Data Knobs | Experiment thru orthogonal knobs


Orthogonal Data Knobs

In many domains, companies have to run thousands of experiments to find plausible candidates. Data scientist team has to code experiment. But a team can only manage 5-10 or may be 50 experiments. Runnig hundreds of experiments and comparing models become unmanageble. Moreover the experiments are hidden behind data scientist desk. When they leave and new resource join, whole thing start over again.

Problems in which large number of experiments need to run, should be manage thru dials or knobs. Using knobs data scientist can use their statistics, domain knowledge and valida/invalidate hypothesis. The outcome of experiments are recorded and even if results are not fruitful, it increase knowledge base.

Knobs for experimentation

We can define experimentation problem as - we are given a pool of preprocessing methods, feature transformation, ML algorithms and hyper parameters. Our goal is to select the combination of these data processing and ML methods that produce the best model result for a given data set.
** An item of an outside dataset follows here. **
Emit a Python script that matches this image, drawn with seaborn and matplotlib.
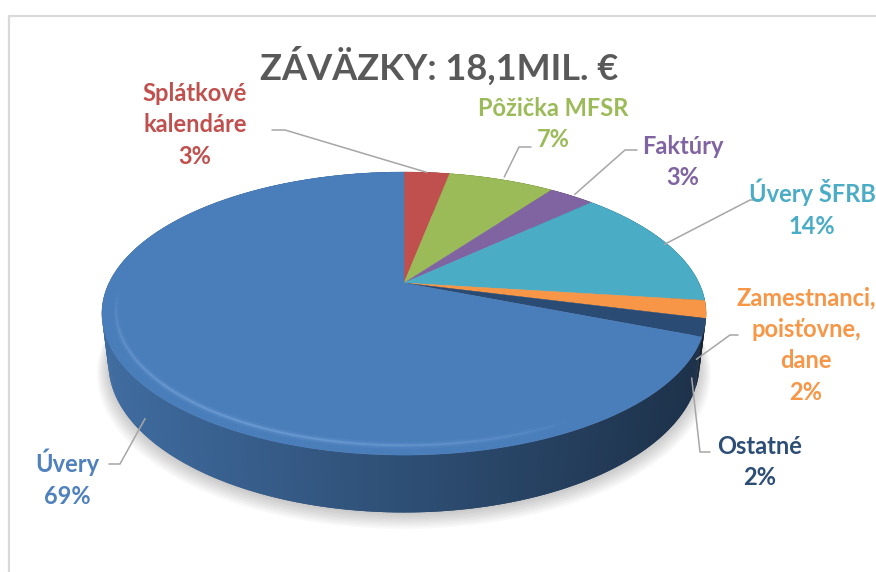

The system should deal with the messiness and complexity of data, automate feature selection, select machine learning (ML) algorithm to train a model. The system does it in such a manner that is efficient and robust and considers constraints not only about accuracy but memory, compute time, data need etc

As data pattern will continue to change and you want data scientist to make decision - features, model paramters, we define the solution in which data scientists can interact and explore in a semi-automated manner using orthogonal dials or knobs.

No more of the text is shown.